La política exterior de Arturo Illia fue efímera, pero contundente. En tan sólo dos años y ocho meses, el presidente radical logró establecer un inteligente margen de maniobra con Estados Unidos. La tortuga –como la prensa argentina había calificado a Illia–, supo moverse con habilidad frente a la siempre desafiante águila estadounidense.

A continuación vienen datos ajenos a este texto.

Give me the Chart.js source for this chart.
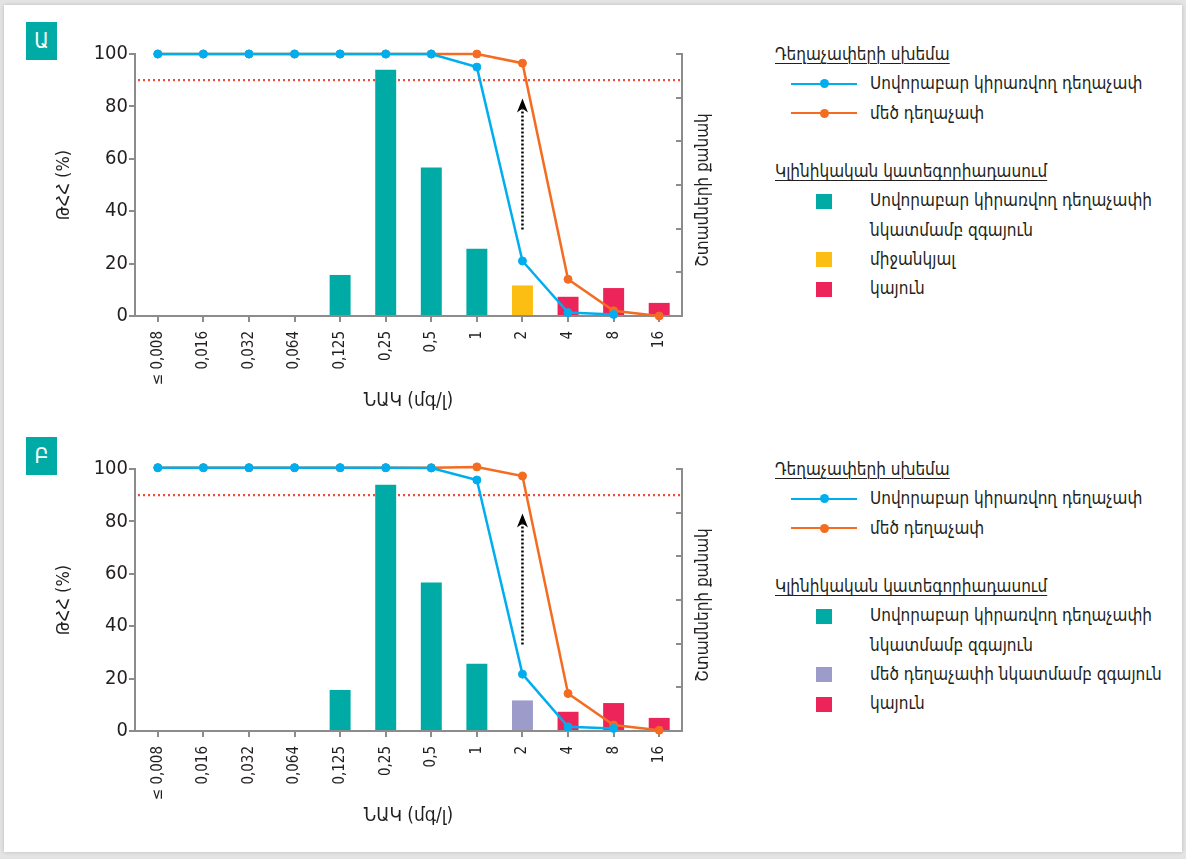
<!DOCTYPE html>
<html>
<head>
<meta charset="utf-8">
<script src="https://cdn.jsdelivr.net/npm/chart.js@4.4.0/dist/chart.umd.min.js"></script>
<style>
  body {
    margin: 0;
    width: 1186px;
    height: 859px;
    overflow: hidden;
    background: #e4e4e4;
    font-family: "DejaVu Sans Condensed", "DejaVu Sans", sans-serif;
    color: #231f20;
  }
  #card {
    position: absolute;
    left: 4px;
    top: 5px;
    width: 1178px;
    height: 847px;
    background: #fff;
    box-shadow: 0 0 4px rgba(0, 0, 0, 0.18);
  }
  .panel { position: absolute; left: 0; width: 1186px; height: 415px; }
  .panel canvas { position: absolute; left: 0; top: 0; }
  .tag {
    position: absolute;
    left: 26px;
    top: 22px;
    width: 31px;
    height: 38px;
    background: #00aba5;
    color: #fff;
    font-size: 21px;
    line-height: 38px;
    text-align: center;
  }
  .legend {
    position: absolute;
    left: 775px;
    top: 40px;
    font-size: 17px;
    line-height: 29.3px;
    white-space: nowrap;
  }
  .legend .hdr {
    text-decoration: underline;
    text-underline-offset: 3px;
    text-decoration-thickness: 1px;
  }
  .legend .row { display: flex; }
  .legend .key { position: relative; flex: none; width: 95px; }
  .legend .line { position: absolute; left: 16px; top: 13.4px; width: 66px; height: 2.5px; }
  .legend .line i {
    position: absolute; left: 28.5px; top: -3.25px;
    width: 9px; height: 9px; border-radius: 50%;
  }
  .legend .box { position: absolute; left: 41px; top: 7.2px; width: 16px; height: 15px; }
</style>
</head>
<body>
<div id="card"></div>

<div class="panel" style="top: 0px">
  <canvas id="chart-a" width="730" height="415"></canvas>
  <div class="tag">Ա</div>
  <div class="legend" id="legend-a"></div>
</div>

<div class="panel" style="top: 415px">
  <canvas id="chart-b" width="730" height="415"></canvas>
  <div class="tag">Բ</div>
  <div class="legend" id="legend-b"></div>
</div>

<script>
// MIC categories (x axis)
const mic = ["≤ 0,008", "0,016", "0,032", "0,064", "0,125", "0,25", "0,5", "1", "2", "4", "8", "16"];

// PTA (%) for each dosing regimen, panel A and panel B
const standardDoseA = [100, 100, 100, 100, 100, 100, 100, 95, 21, 1.3, 0.6, null];
const highDoseA = [100, 100, 100, 100, 100, 100, 100, 100, 96.5, 14, 2, 0];
const standardDoseB = [100.5, 100.5, 100.5, 100.5, 100.5, 100.5, 100.4, 95.8, 21.7, 1.6, 1.0, null];
const highDoseB = [100.5, 100.5, 100.5, 100.5, 100.5, 100.5, 100.5, 100.8, 97.3, 14.3, 2.3, 0.3];

// number of isolates per MIC (right axis, bars)
const isolates = [null, null, null, null, 47, 282, 170, 77, 35, 22, 32, 15];

// clinical category of each MIC
const categoryA = ["S", "S", "S", "S", "S", "S", "S", "S", "I", "R", "R", "R"];
const categoryB = ["S", "S", "S", "S", "S", "S", "S", "S", "SIE", "R", "R", "R"];

// reference line and the standard -> high dose arrow
const targetPta = 90;
const arrowAt = "2";
const arrowFrom = 33;
const arrowTo = 83;

// texts
const yTitle = "ԹՀՀ (%)";
const xTitle = "ՆԱԿ (մգ/լ)";
const y2Title = "Շտամների քանակ";
const regimenTitle = "Դեղաչափերի սխեմա";
const regimenLabels = ["Սովորաբար կիրառվող դեղաչափ", "մեծ դեղաչափ"];
const categoryTitle = "Կլինիկական կատեգորիադասում";
const categoryNames = {
  S: ["Սովորաբար կիրառվող դեղաչափի", "նկատմամբ զգայուն"],
  I: ["միջանկյալ"],
  SIE: ["մեծ դեղաչափի նկատմամբ զգայուն"],
  R: ["կայուն"],
};
const legendOrderA = ["S", "I", "R"];
const legendOrderB = ["S", "SIE", "R"];

// colours
const regimenColors = ["#00aeef", "#f36c21"];
const categoryColors = { S: "#00aba5", I: "#fdbe14", SIE: "#9d9bc9", R: "#ec2459" };
const axisGray = "#8c8c8c";
const textColor = "#231f20";

Chart.defaults.font.family = "'DejaVu Sans Condensed', 'DejaVu Sans', sans-serif";
Chart.defaults.color = textColor;

// dotted 90 % line, dotted arrow and the right axis title
const guides = {
  id: "guides",
  beforeDatasetsDraw(chart) {
    const { ctx, chartArea, scales } = chart;
    const y = scales.y.getPixelForValue(targetPta);
    ctx.save();
    ctx.strokeStyle = "#ef4b37";
    ctx.lineWidth = 2.2;
    ctx.setLineDash([2, 3]);
    ctx.beginPath();
    ctx.moveTo(chartArea.left + 3, y);
    ctx.lineTo(chartArea.right, y);
    ctx.stroke();
    ctx.restore();
  },
  afterDatasetsDraw(chart) {
    const { ctx, scales } = chart;
    const x = scales.x.getPixelForValue(mic.indexOf(arrowAt));
    const yStart = scales.y.getPixelForValue(arrowFrom);
    const yTip = scales.y.getPixelForValue(arrowTo);
    ctx.save();
    ctx.strokeStyle = "#000";
    ctx.lineWidth = 2.5;
    ctx.setLineDash([2, 2]);
    ctx.beginPath();
    ctx.moveTo(x, yStart);
    ctx.lineTo(x, yTip + 10);
    ctx.stroke();
    ctx.setLineDash([]);
    ctx.fillStyle = "#000";
    ctx.beginPath();
    ctx.moveTo(x, yTip);
    ctx.lineTo(x + 5.5, yTip + 14);
    ctx.lineTo(x, yTip + 10);
    ctx.lineTo(x - 5.5, yTip + 14);
    ctx.closePath();
    ctx.fill();
    ctx.restore();
  },
  afterDraw(chart) {
    const { ctx, chartArea } = chart;
    ctx.save();
    ctx.translate(chartArea.right + 22, (chartArea.top + chartArea.bottom) / 2 + 5);
    ctx.rotate(-Math.PI / 2);
    ctx.font = "17px 'DejaVu Sans Condensed', sans-serif";
    ctx.fillStyle = textColor;
    ctx.textAlign = "center";
    ctx.textBaseline = "middle";
    ctx.fillText(y2Title, 0, 0);
    ctx.restore();
  },
};

function lineDataset(label, data, color) {
  return {
    type: "line",
    label: label,
    data: data,
    yAxisID: "y",
    borderColor: color,
    backgroundColor: color,
    pointBackgroundColor: color,
    pointBorderColor: color,
    borderWidth: 2.5,
    pointRadius: 4,
    pointBorderWidth: 1,
    tension: 0,
    clip: false,
  };
}

function buildChart(canvasId, standard, high, category) {
  return new Chart(canvasId, {
    data: {
      labels: mic,
      datasets: [
        lineDataset(regimenLabels[0], standard, regimenColors[0]),
        lineDataset(regimenLabels[1], high, regimenColors[1]),
        {
          type: "bar",
          data: isolates,
          yAxisID: "y2",
          backgroundColor: category.map((c) => categoryColors[c]),
          barPercentage: 0.46,
          categoryPercentage: 1,
        },
      ],
    },
    options: {
      responsive: false,
      animation: false,
      layout: { padding: { top: 54, left: 0, right: 0, bottom: 0 } },
      plugins: { legend: { display: false }, tooltip: { enabled: false } },
      scales: {
        x: {
          offset: true,
          grid: { offset: false, drawOnChartArea: false, tickLength: 6, color: axisGray, lineWidth: 2 },
          border: { color: axisGray, width: 2 },
          ticks: { autoSkip: false, minRotation: 90, maxRotation: 90, padding: 9, font: { size: 15 } },
          title: { display: true, text: xTitle, font: { size: 19 }, padding: { top: 0, bottom: 3 } },
          afterFit: (s) => { s.height = 99; },
        },
        y: {
          min: 0,
          max: 100,
          ticks: { stepSize: 20, padding: 1, font: { size: 20 } },
          grid: { drawOnChartArea: false, tickLength: 6, color: axisGray, lineWidth: 2 },
          border: { color: axisGray, width: 2 },
          title: { display: true, text: yTitle, font: { size: 18 }, padding: { top: 54, bottom: 0 } },
          afterFit: (s) => { s.width = 135; },
        },
        y2: {
          position: "right",
          min: 0,
          max: 300,
          ticks: { display: false, stepSize: 50 },
          grid: { drawOnChartArea: false, tickLength: -6, color: axisGray, lineWidth: 2 },
          border: { color: axisGray, width: 2 },
          afterFit: (s) => { s.width = 48; },
        },
      },
    },
    plugins: [guides],
  });
}

function buildLegend(id, order) {
  // two groups: dosing regimen (lines) and clinical category (bars)
  let html = `<div class="hdr">${regimenTitle}</div>`;
  regimenLabels.forEach((label, i) => {
    html += `<div class="row"><span class="key"><span class="line" style="background:${regimenColors[i]}"><i style="background:${regimenColors[i]}"></i></span></span><span>${label}</span></div>`;
  });
  html += `<div>&nbsp;</div><div class="hdr">${categoryTitle}</div>`;
  order.forEach((c) => {
    html += `<div class="row"><span class="key"><span class="box" style="background:${categoryColors[c]}"></span></span><span>${categoryNames[c].join("<br>")}</span></div>`;
  });
  document.getElementById(id).innerHTML = html;
}

buildChart("chart-a", standardDoseA, highDoseA, categoryA);
buildChart("chart-b", standardDoseB, highDoseB, categoryB);
buildLegend("legend-a", legendOrderA);
buildLegend("legend-b", legendOrderB);
</script>
</body>
</html>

El punto más importante de esa autonomía podría marcarse en la visita que realizó en octubre de 1964 el presidente de Francia, Charles de Gaulle a la Argentina. El héroe de la Segunda Guerra Mundial representaba un polo de poder alternativo en Europa para la hegemonía que los Estados Unidos quería imponer sobre los aliados que habían derrotado a Hitler. De Gaulle siempre intentó demostrar que Francia no debía su libertad a Washington y que tampoco tenía que pedir permiso para ejercer su política exterior.
En Argentina, Illia parecía querer imitarlo. Por eso no llamó la atención la efervescencia que el francés provocó en Buenos Aires. Hasta la oposición peronista homenajeó al grito de: “De Gaulle, Perón, Tercera Posición”.
La IXº Reunión de Consulta de Cancilleres de la OEA de 1964 también marcó el equilibrio de Illia con Estados Unidos. Washington presionó para que los países del continente aislaran diplomática y comercialmente a la Cuba de Fidel y el Che. Pero Miguel Zavala Ortiz, el canciller de Illia, aceptó repudiar el régimen comunista aunque se pronunció en contra de una acción posterior.
Illia demostró que Argentina podía tener una política exterior madura con Estados Unidos. Sin vacías bravuconadas, ni humillantes seguidismos. Algunos diplomáticos argentinos aún no aprendieron la lección.